▶ _WRITTEN TASK_:
Collect every line in the records below that contains the word "this".

▶ _DATASET ROWS_:
>> BEGIN
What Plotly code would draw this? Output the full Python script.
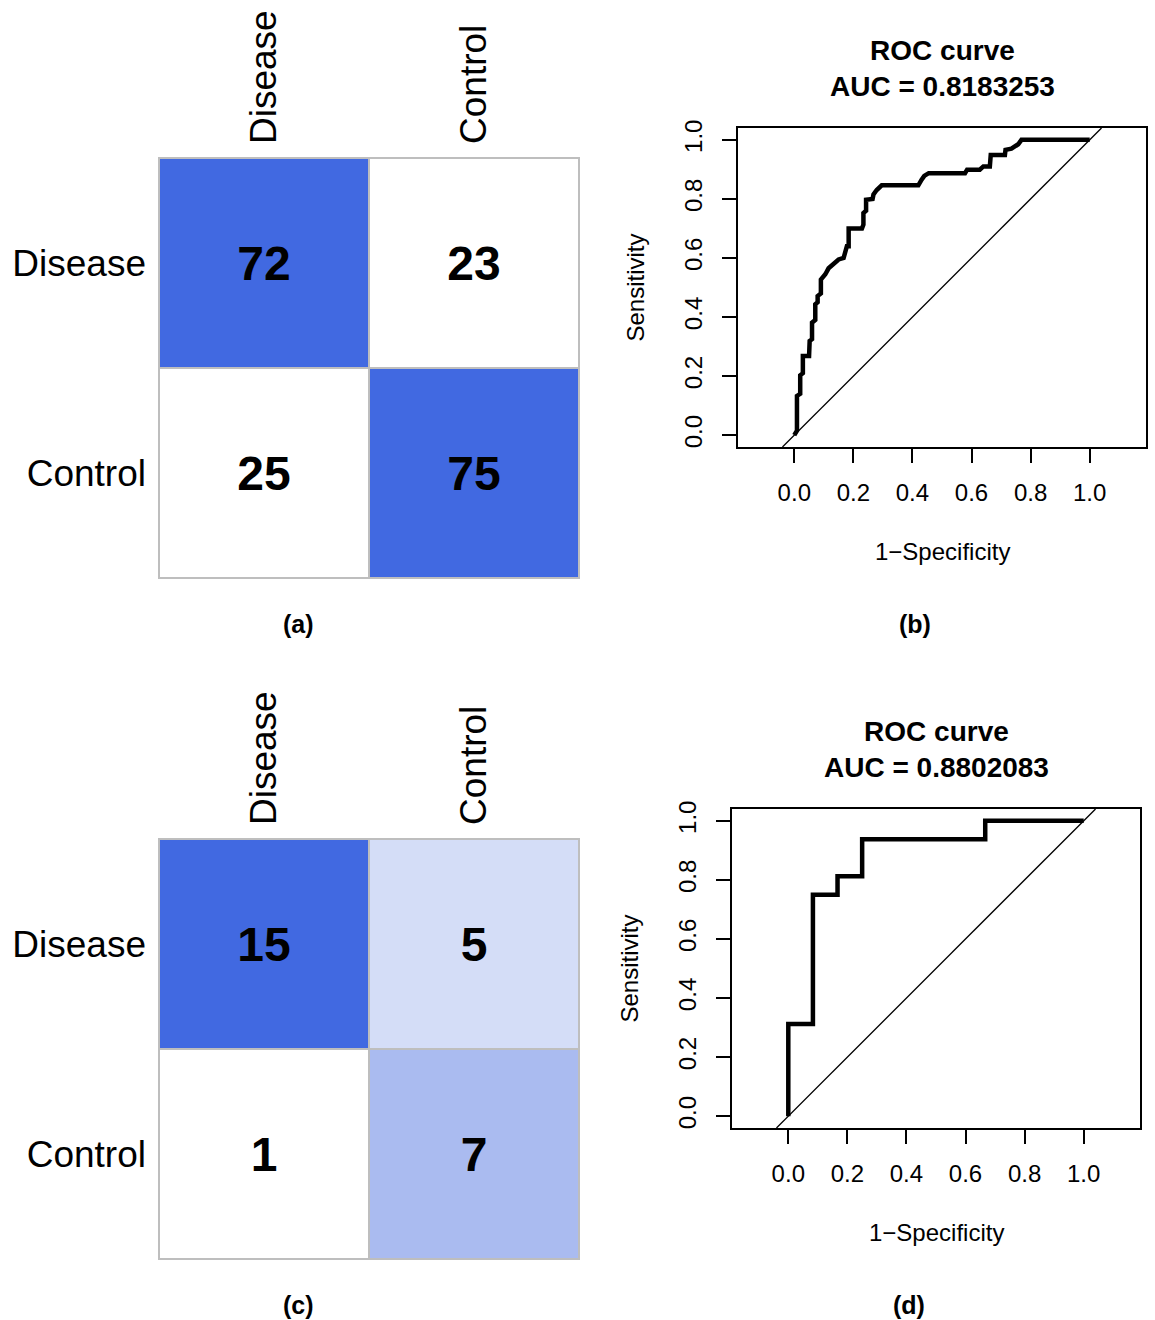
>> END
>> BEGIN
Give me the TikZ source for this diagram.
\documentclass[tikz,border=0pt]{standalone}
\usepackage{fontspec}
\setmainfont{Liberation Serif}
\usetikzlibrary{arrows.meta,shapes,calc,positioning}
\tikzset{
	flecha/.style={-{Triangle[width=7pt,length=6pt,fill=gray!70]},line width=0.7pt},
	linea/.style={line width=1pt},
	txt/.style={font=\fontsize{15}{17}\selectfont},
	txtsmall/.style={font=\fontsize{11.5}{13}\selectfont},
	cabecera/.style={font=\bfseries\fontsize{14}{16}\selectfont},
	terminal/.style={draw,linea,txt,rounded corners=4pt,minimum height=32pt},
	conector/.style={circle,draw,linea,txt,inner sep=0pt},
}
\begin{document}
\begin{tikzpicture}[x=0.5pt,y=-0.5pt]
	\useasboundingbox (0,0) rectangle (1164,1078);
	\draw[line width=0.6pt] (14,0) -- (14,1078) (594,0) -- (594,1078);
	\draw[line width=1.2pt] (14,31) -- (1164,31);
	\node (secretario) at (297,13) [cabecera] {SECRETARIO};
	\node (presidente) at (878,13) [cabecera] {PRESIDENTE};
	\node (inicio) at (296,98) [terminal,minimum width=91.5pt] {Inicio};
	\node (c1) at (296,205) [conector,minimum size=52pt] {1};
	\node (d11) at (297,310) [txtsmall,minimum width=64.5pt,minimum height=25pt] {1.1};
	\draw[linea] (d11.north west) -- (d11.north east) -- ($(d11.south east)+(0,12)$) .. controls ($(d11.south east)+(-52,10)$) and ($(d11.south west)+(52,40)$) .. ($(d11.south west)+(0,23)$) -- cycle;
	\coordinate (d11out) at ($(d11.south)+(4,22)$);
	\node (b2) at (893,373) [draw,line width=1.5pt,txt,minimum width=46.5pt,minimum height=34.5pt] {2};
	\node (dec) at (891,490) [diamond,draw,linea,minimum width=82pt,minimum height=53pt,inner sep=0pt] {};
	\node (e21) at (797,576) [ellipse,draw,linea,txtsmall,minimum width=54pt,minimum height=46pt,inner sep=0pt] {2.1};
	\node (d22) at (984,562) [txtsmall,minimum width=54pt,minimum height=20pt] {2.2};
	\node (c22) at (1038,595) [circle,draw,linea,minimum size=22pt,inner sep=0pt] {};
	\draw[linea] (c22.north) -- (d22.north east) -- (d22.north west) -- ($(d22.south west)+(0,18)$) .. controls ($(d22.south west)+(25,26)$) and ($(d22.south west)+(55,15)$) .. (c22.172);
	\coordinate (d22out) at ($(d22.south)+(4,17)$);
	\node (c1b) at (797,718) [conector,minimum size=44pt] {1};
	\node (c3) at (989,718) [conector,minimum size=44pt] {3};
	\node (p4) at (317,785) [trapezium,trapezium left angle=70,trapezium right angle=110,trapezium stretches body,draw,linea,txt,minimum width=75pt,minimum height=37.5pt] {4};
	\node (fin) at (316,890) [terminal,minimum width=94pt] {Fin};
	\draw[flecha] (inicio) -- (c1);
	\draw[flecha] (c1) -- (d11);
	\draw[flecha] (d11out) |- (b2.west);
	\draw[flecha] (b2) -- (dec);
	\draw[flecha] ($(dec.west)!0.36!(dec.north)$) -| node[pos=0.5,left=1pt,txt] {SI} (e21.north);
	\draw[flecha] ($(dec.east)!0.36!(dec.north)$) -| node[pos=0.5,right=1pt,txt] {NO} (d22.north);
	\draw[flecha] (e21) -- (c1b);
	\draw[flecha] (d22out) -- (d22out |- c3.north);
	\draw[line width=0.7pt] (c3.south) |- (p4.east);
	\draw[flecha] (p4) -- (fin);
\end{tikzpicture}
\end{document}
>> END
▶ _EXPECTED ANSWER_:
What Plotly code would draw this? Output the full Python script.
Give me the TikZ source for this diagram.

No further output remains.